Teacher Who Reportedly Showered 14-Year-Old With Gifts, Texts Keeps His Job


A New York City teacher who allegedly exchanged hundreds of inappropriate texts with a 14-year-old boy did not lose his job over the incident.

The teen’s parents complained to school officials about James Rampulla Jr., 44, who taught at Irwin Altman Middle School in Queens.

At an administrative trial they provided evidence showing Rampulla sent 513 texts to their son after 11 p.m. Some of those messages including the words “I love you,” the New York Post reported.

The teen told investigators that Rampulla once put his hand on his thigh while they were working together at the World of Discovery Summer Day Camp in Bayside.

He also let the student watch pornography at his apartment, according to a report by Richard Condon, the special commissioner of investigation for NYC public schools.

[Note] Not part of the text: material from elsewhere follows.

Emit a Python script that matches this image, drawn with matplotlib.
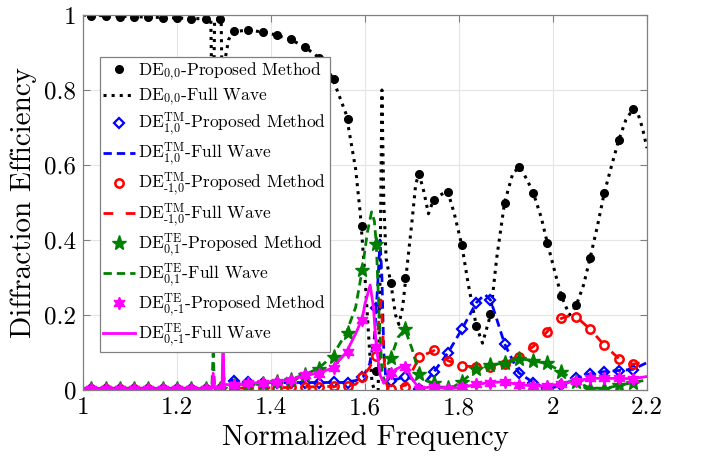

In addition, the report says Rampulla bought the teen expensive gifts like a pair of Air Jordans, a Wii game console and True Religion jeans.

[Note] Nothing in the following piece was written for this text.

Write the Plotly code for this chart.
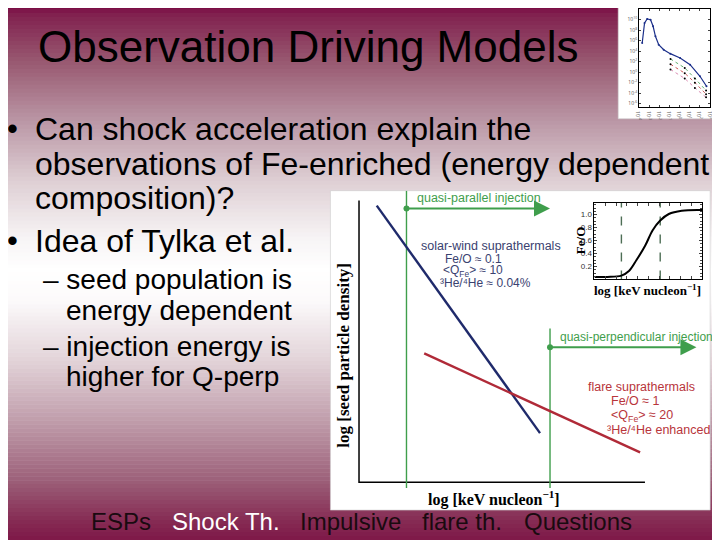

Rampulla denied the allegations.

He was found guilty of misconduct by hearing officer Mary J. O’Donnell after an eight-day trial. He was not guilty of sexual misconduct. O’Donnell said there was insufficient evidence to determine with the relationship was “paternal, familial or sexual.”

He was suspended without pay for the fall of 2014 and can return to work in the spring.

The teacher's union struck a deal with the city in May that laid down rules about inappropriate behavior with students. Texting, particularly of a sexual nature, was banned and could warrant firing, according to Christian Science Monitor.

The boy’s father became so concerned about the texts that he blocked the teacher’s number from the phone and eventually took it away.

Principal Jeffrey Slivko testified at the hearing that he didn’t want Rampulla at his school because he “demonstrated poor judgment and violated his trust, and that of the parents and the students.”

Rampulla, who makes $86,590 per year, has no prior disciplinary history.

According to the Department of Education, he will enter a pool of teachers without permanent assignment who substitute.